Maybe some of you have already heard or even visited the Ink Art: Past as Present in Contemporary China (http://www.metmuseum.org/exhibitions/listings/2013/ink-art) at the Metropolitan Museum in New York. Recently, a symposium (Feb 23rd) on the same topic was held at the MET, which attracted a lot of attentions in Mainland China. Let’s just hold on for a moment on the reception of “Western” critics, but to see how numerous Chinese critics have been writing a gobs out of it.
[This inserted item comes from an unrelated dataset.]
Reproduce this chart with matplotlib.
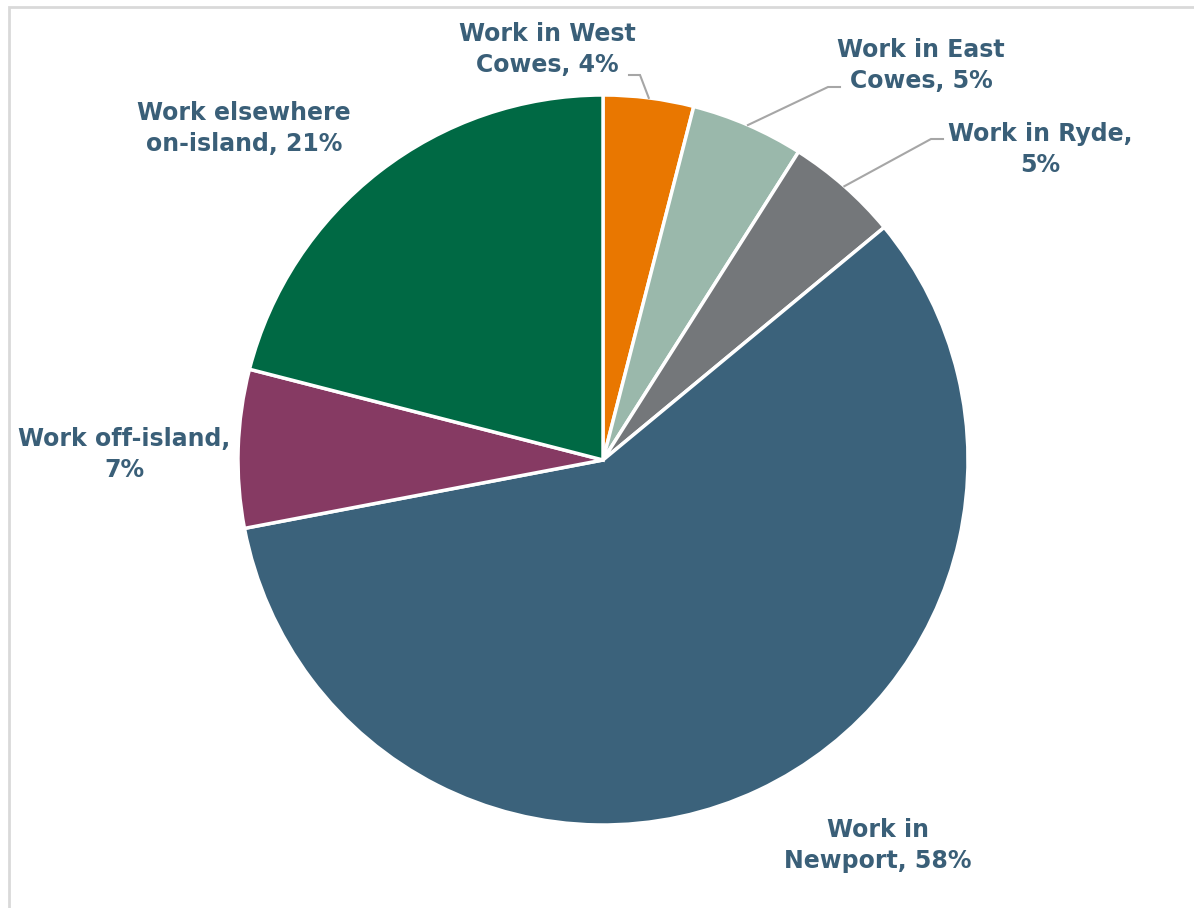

I just read something written from a Mainland-China based beloved contemporary critic Pi Li(皮力), who holds a relatively negative assessment on it. On one hand, he thinks that a Chinese contemporary exhibition on the subject of ink is already not a smart decision, let alone it is taken place at the MET. The “nationalism group” would consider that as not traditional enough, but the avant-guard people won’t take that seriously as contemporary art either. So it seems to be placed in an embarrassed position in between. On the other hand, he also expressed his disappointment on the general reception of MET’s choice of “Ink” as a representation of the Chineseness, which means it is so welcomed in the West! (Chineseness lol)
Earlier in 2008, after the essay Mao Crazy (http://www.newrepublic.com/article/mao-crazy) written by Jed Perl published on New Republic, it caused a splash among the art scene in Mainland China. Interestingly, another essay titled Western Authorities Derided Chinese contemporary Art As Too Evil (which is a newly distorted translation of Mao Crazy) has been attracting a lot of attentions on the Internet recently. Critic Pi Li commented on that saying the so-called “Western authorities” has become an imaginary enemy but at the same time a beautiful dream lover to the Chinese contemporary art world.
He claimed, if the mass art audiences in China are no longer immune to anything from the “Western Authorities”, the diffidence of Chinese contemporary art is again revealed underneath its hot and glamorous appearance. In the meanwhile, what are the “Western Authorities”? And why does it matter a ton thus become many people’s concerns.
Pi Li quoted this saying to describe his upsets: “We were born old, will never have a chance to grow up until we die.” Even though I totally understand his concern, but I am not as worried as he does. After all, IMHO, who cares about authorities and “Chineseness”, in the West?